Yet again. Where the hell did that patch of superglue come from?
I claim no record for the number of times that I have inadvertently adhered to the furniture. Not that I wouldn’t get it, but it’d be nothing to be proud of. It shows a triumph of sloppiness over organisation – but at least it shows that modern adhesives can do what the packet says.
I don’t mind losing another patch of skin to the workbench as it is made of an old front door that was veneered. If worst comes to worst you can go around with a patch of veneer stuck to your elbow for a few days until it softens.
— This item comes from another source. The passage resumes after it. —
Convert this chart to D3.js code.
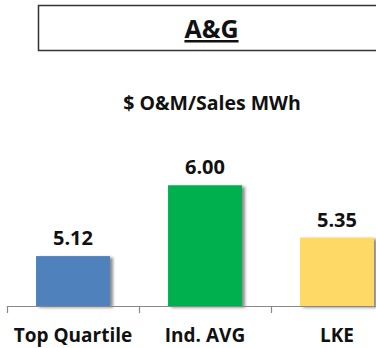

It’s when I ruin a model that I am making that I get frustrated…because the glue joint I was trying achieve never seems to be as strong as the one that unites me to the plastic.
It’s a difficult situation – the parts that are cast in smaller Czech or Polish kits can be scale size, but the attachment they make with the rest of the kit can be far too scale for good construction. You can only ask a certain amount of strength from styrene wisps. Combine this with the ever-thinner cyanoacrylate glues and the tempting pathway that your fingerprint whorls create and you can see where this story, and the glue, is going.
I want to see a new approach to this problem. Larger attachment points for parts would help, as would more efficient ways to dispense cyanoacrylate before the dispenser clogs up. Or gloves that could be worn that cannot be stuck with CA glue.
Or just get the Air Force to paint fingerprint whorls on the fuselages and canopies of its fighter planes and I will be able to follow suit perfectly.